* Data provided:
# # #
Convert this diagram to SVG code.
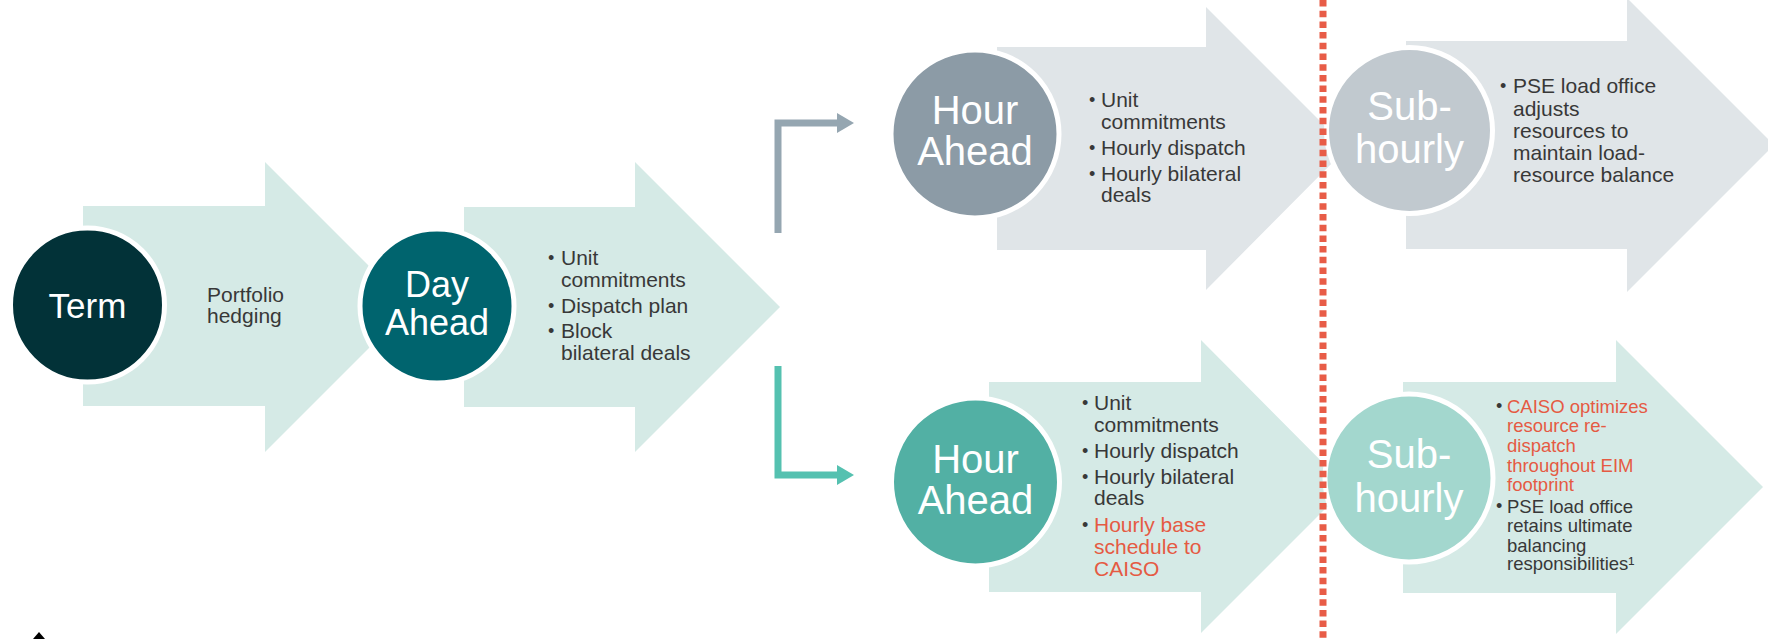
<svg xmlns="http://www.w3.org/2000/svg" width="1768" height="639" viewBox="0 0 1768 639">
<defs>
<style>
.bg{fill:#ffffff}
.arT{fill:#d5eae6}
.arG{fill:#e0e5e8}
.circ{stroke:#ffffff;stroke-width:5}
.lbl{font-family:"Liberation Sans",Arial,sans-serif;fill:#ffffff;text-anchor:middle}
.txt{font-family:"Liberation Sans",Arial,sans-serif;font-size:21px;fill:#383838}
.sm{font-size:18.5px}
.red{fill:#e55a43}
.bul{font-family:"Liberation Sans",Arial,sans-serif;font-size:18px;fill:#383838}
.conG{fill:none;stroke:#95a6b1;stroke-width:7}
.conT{fill:none;stroke:#55c1b0;stroke-width:7}
.dash{fill:none;stroke:#e85c47;stroke-width:7;stroke-dasharray:6.5 4.2}
</style>
<marker id="mG" markerUnits="userSpaceOnUse" markerWidth="18" markerHeight="20" refX="1" refY="10" orient="auto">
<polygon points="0,0 17,10 0,20" fill="#95a6b1"/>
</marker>
<marker id="mT" markerUnits="userSpaceOnUse" markerWidth="18" markerHeight="20" refX="1" refY="10" orient="auto">
<polygon points="0,0 17,10 0,20" fill="#55c1b0"/>
</marker>
</defs>
<rect class="bg" x="0" y="0" width="1768" height="639"/>

<g id="node-term">
<polygon class="arT" points="83,206 265,206 265,162 410,307 265,452 265,406 83,406"/>
<circle class="circ" cx="87.5" cy="305" r="77" fill="#023238"/>
<text class="lbl" x="87.5" y="318" font-size="35">Term</text>
<text class="txt" x="207" y="302">Portfolio</text>
<text class="txt" x="207" y="323">hedging</text>
</g>

<g id="node-day-ahead">
<polygon class="arT" points="464,207 635,207 635,162 780,307 635,452 635,407 464,407"/>
<circle class="circ" cx="437" cy="306" r="77" fill="#00646e"/>
<text class="lbl" x="437" y="297" font-size="36">Day</text>
<text class="lbl" x="437" y="335" font-size="36">Ahead</text>
<text class="bul" x="548" y="264">•</text>
<text class="txt" x="561" y="265">Unit</text>
<text class="txt" x="561" y="287">commitments</text>
<text class="bul" x="548" y="312">•</text>
<text class="txt" x="561" y="313">Dispatch plan</text>
<text class="bul" x="548" y="337">•</text>
<text class="txt" x="561" y="338">Block</text>
<text class="txt" x="561" y="360">bilateral deals</text>
</g>

<g id="node-hour-ahead-top">
<polygon class="arG" points="997,47 1206,47 1206,7 1347,148 1206,290 1206,250 997,250"/>
<circle class="circ" cx="975" cy="134" r="84" fill="#8c9ba6"/>
<text class="lbl" x="975" y="124" font-size="40">Hour</text>
<text class="lbl" x="975" y="165" font-size="40">Ahead</text>
<text class="bul" x="1089" y="106">•</text>
<text class="txt" x="1101" y="107">Unit</text>
<text class="txt" x="1101" y="129">commitments</text>
<text class="bul" x="1089" y="154">•</text>
<text class="txt" x="1101" y="155">Hourly dispatch</text>
<text class="bul" x="1089" y="180">•</text>
<text class="txt" x="1101" y="181">Hourly bilateral</text>
<text class="txt" x="1101" y="202">deals</text>
</g>

<g id="node-subhourly-top">
<polygon class="arG" points="1406,41 1627,41 1627,-2 1774,145 1627,292 1627,249 1406,249"/>
<circle class="circ" cx="1409.5" cy="130.5" r="83" fill="#c1c9cf"/>
<text class="lbl" x="1409.5" y="120" font-size="40">Sub-</text>
<text class="lbl" x="1409.5" y="163" font-size="40">hourly</text>
<text class="bul" x="1500" y="92">•</text>
<text class="txt" x="1513" y="93">PSE load office</text>
<text class="txt" x="1513" y="116">adjusts</text>
<text class="txt" x="1513" y="138">resources to</text>
<text class="txt" x="1513" y="160">maintain load-</text>
<text class="txt" x="1513" y="182">resource balance</text>
</g>

<g id="node-hour-ahead-bottom">
<polygon class="arT" points="989,382 1201,382 1201,340 1347,487 1201,633 1201,592 989,592"/>
<circle class="circ" cx="975.5" cy="482" r="84" fill="#52b0a4"/>
<text class="lbl" x="975.5" y="473" font-size="40">Hour</text>
<text class="lbl" x="975.5" y="514" font-size="40">Ahead</text>
<text class="bul" x="1082" y="409">•</text>
<text class="txt" x="1094" y="410">Unit</text>
<text class="txt" x="1094" y="432">commitments</text>
<text class="bul" x="1082" y="457">•</text>
<text class="txt" x="1094" y="458">Hourly dispatch</text>
<text class="bul" x="1082" y="483">•</text>
<text class="txt" x="1094" y="484">Hourly bilateral</text>
<text class="txt" x="1094" y="505">deals</text>
<text class="bul red" x="1082" y="531">•</text>
<text class="txt red" x="1094" y="532">Hourly base</text>
<text class="txt red" x="1094" y="554">schedule to</text>
<text class="txt red" x="1094" y="576">CAISO</text>
</g>

<g id="node-subhourly-bottom">
<polygon class="arT" points="1403,382 1616,382 1616,340 1763,487 1616,634 1616,593 1403,593"/>
<circle class="circ" cx="1409" cy="478" r="84" fill="#a3d7ce"/>
<text class="lbl" x="1409" y="468" font-size="40">Sub-</text>
<text class="lbl" x="1409" y="512" font-size="40">hourly</text>
<text class="bul red" x="1496" y="412">•</text>
<text class="txt sm red" x="1507" y="413">CAISO optimizes</text>
<text class="txt sm red" x="1507" y="432">resource re-</text>
<text class="txt sm red" x="1507" y="452">dispatch</text>
<text class="txt sm red" x="1507" y="472">throughout EIM</text>
<text class="txt sm red" x="1507" y="491">footprint</text>
<text class="bul" x="1496" y="512">•</text>
<text class="txt sm" x="1507" y="513">PSE load office</text>
<text class="txt sm" x="1507" y="532">retains ultimate</text>
<text class="txt sm" x="1507" y="552">balancing</text>
<text class="txt sm" x="1507" y="570">responsibilities¹</text>
</g>

<g id="connectors">
<path class="conG" d="M778,233 L778,123 L838,123" marker-end="url(#mG)"/>
<path class="conT" d="M778,366 L778,475 L838,475" marker-end="url(#mT)"/>
<line class="dash" x1="1323" y1="0" x2="1323" y2="639"/>
</g>

<polygon points="33,639 39,632 45,639" fill="#000000"/>
</svg>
# # #
Transcribe the material exactly, leaving every picture out.

Convert this diagram to SVG code.
<svg xmlns="http://www.w3.org/2000/svg" width="1768" height="639" viewBox="0 0 1768 639">
<defs>
<style>
.bg{fill:#ffffff}
.arT{fill:#d5eae6}
.arG{fill:#e0e5e8}
.circ{stroke:#ffffff;stroke-width:5}
.lbl{font-family:"Liberation Sans",Arial,sans-serif;fill:#ffffff;text-anchor:middle}
.txt{font-family:"Liberation Sans",Arial,sans-serif;font-size:21px;fill:#383838}
.sm{font-size:18.5px}
.red{fill:#e55a43}
.bul{font-family:"Liberation Sans",Arial,sans-serif;font-size:18px;fill:#383838}
.conG{fill:none;stroke:#95a6b1;stroke-width:7}
.conT{fill:none;stroke:#55c1b0;stroke-width:7}
.dash{fill:none;stroke:#e85c47;stroke-width:7;stroke-dasharray:6.5 4.2}
</style>
<marker id="mG" markerUnits="userSpaceOnUse" markerWidth="18" markerHeight="20" refX="1" refY="10" orient="auto">
<polygon points="0,0 17,10 0,20" fill="#95a6b1"/>
</marker>
<marker id="mT" markerUnits="userSpaceOnUse" markerWidth="18" markerHeight="20" refX="1" refY="10" orient="auto">
<polygon points="0,0 17,10 0,20" fill="#55c1b0"/>
</marker>
</defs>
<rect class="bg" x="0" y="0" width="1768" height="639"/>

<g id="node-term">
<polygon class="arT" points="83,206 265,206 265,162 410,307 265,452 265,406 83,406"/>
<circle class="circ" cx="87.5" cy="305" r="77" fill="#023238"/>
<text class="lbl" x="87.5" y="318" font-size="35">Term</text>
<text class="txt" x="207" y="302">Portfolio</text>
<text class="txt" x="207" y="323">hedging</text>
</g>

<g id="node-day-ahead">
<polygon class="arT" points="464,207 635,207 635,162 780,307 635,452 635,407 464,407"/>
<circle class="circ" cx="437" cy="306" r="77" fill="#00646e"/>
<text class="lbl" x="437" y="297" font-size="36">Day</text>
<text class="lbl" x="437" y="335" font-size="36">Ahead</text>
<text class="bul" x="548" y="264">•</text>
<text class="txt" x="561" y="265">Unit</text>
<text class="txt" x="561" y="287">commitments</text>
<text class="bul" x="548" y="312">•</text>
<text class="txt" x="561" y="313">Dispatch plan</text>
<text class="bul" x="548" y="337">•</text>
<text class="txt" x="561" y="338">Block</text>
<text class="txt" x="561" y="360">bilateral deals</text>
</g>

<g id="node-hour-ahead-top">
<polygon class="arG" points="997,47 1206,47 1206,7 1347,148 1206,290 1206,250 997,250"/>
<circle class="circ" cx="975" cy="134" r="84" fill="#8c9ba6"/>
<text class="lbl" x="975" y="124" font-size="40">Hour</text>
<text class="lbl" x="975" y="165" font-size="40">Ahead</text>
<text class="bul" x="1089" y="106">•</text>
<text class="txt" x="1101" y="107">Unit</text>
<text class="txt" x="1101" y="129">commitments</text>
<text class="bul" x="1089" y="154">•</text>
<text class="txt" x="1101" y="155">Hourly dispatch</text>
<text class="bul" x="1089" y="180">•</text>
<text class="txt" x="1101" y="181">Hourly bilateral</text>
<text class="txt" x="1101" y="202">deals</text>
</g>

<g id="node-subhourly-top">
<polygon class="arG" points="1406,41 1627,41 1627,-2 1774,145 1627,292 1627,249 1406,249"/>
<circle class="circ" cx="1409.5" cy="130.5" r="83" fill="#c1c9cf"/>
<text class="lbl" x="1409.5" y="120" font-size="40">Sub-</text>
<text class="lbl" x="1409.5" y="163" font-size="40">hourly</text>
<text class="bul" x="1500" y="92">•</text>
<text class="txt" x="1513" y="93">PSE load office</text>
<text class="txt" x="1513" y="116">adjusts</text>
<text class="txt" x="1513" y="138">resources to</text>
<text class="txt" x="1513" y="160">maintain load-</text>
<text class="txt" x="1513" y="182">resource balance</text>
</g>

<g id="node-hour-ahead-bottom">
<polygon class="arT" points="989,382 1201,382 1201,340 1347,487 1201,633 1201,592 989,592"/>
<circle class="circ" cx="975.5" cy="482" r="84" fill="#52b0a4"/>
<text class="lbl" x="975.5" y="473" font-size="40">Hour</text>
<text class="lbl" x="975.5" y="514" font-size="40">Ahead</text>
<text class="bul" x="1082" y="409">•</text>
<text class="txt" x="1094" y="410">Unit</text>
<text class="txt" x="1094" y="432">commitments</text>
<text class="bul" x="1082" y="457">•</text>
<text class="txt" x="1094" y="458">Hourly dispatch</text>
<text class="bul" x="1082" y="483">•</text>
<text class="txt" x="1094" y="484">Hourly bilateral</text>
<text class="txt" x="1094" y="505">deals</text>
<text class="bul red" x="1082" y="531">•</text>
<text class="txt red" x="1094" y="532">Hourly base</text>
<text class="txt red" x="1094" y="554">schedule to</text>
<text class="txt red" x="1094" y="576">CAISO</text>
</g>

<g id="node-subhourly-bottom">
<polygon class="arT" points="1403,382 1616,382 1616,340 1763,487 1616,634 1616,593 1403,593"/>
<circle class="circ" cx="1409" cy="478" r="84" fill="#a3d7ce"/>
<text class="lbl" x="1409" y="468" font-size="40">Sub-</text>
<text class="lbl" x="1409" y="512" font-size="40">hourly</text>
<text class="bul red" x="1496" y="412">•</text>
<text class="txt sm red" x="1507" y="413">CAISO optimizes</text>
<text class="txt sm red" x="1507" y="432">resource re-</text>
<text class="txt sm red" x="1507" y="452">dispatch</text>
<text class="txt sm red" x="1507" y="472">throughout EIM</text>
<text class="txt sm red" x="1507" y="491">footprint</text>
<text class="bul" x="1496" y="512">•</text>
<text class="txt sm" x="1507" y="513">PSE load office</text>
<text class="txt sm" x="1507" y="532">retains ultimate</text>
<text class="txt sm" x="1507" y="552">balancing</text>
<text class="txt sm" x="1507" y="570">responsibilities¹</text>
</g>

<g id="connectors">
<path class="conG" d="M778,233 L778,123 L838,123" marker-end="url(#mG)"/>
<path class="conT" d="M778,366 L778,475 L838,475" marker-end="url(#mT)"/>
<line class="dash" x1="1323" y1="0" x2="1323" y2="639"/>
</g>

<polygon points="33,639 39,632 45,639" fill="#000000"/>
</svg>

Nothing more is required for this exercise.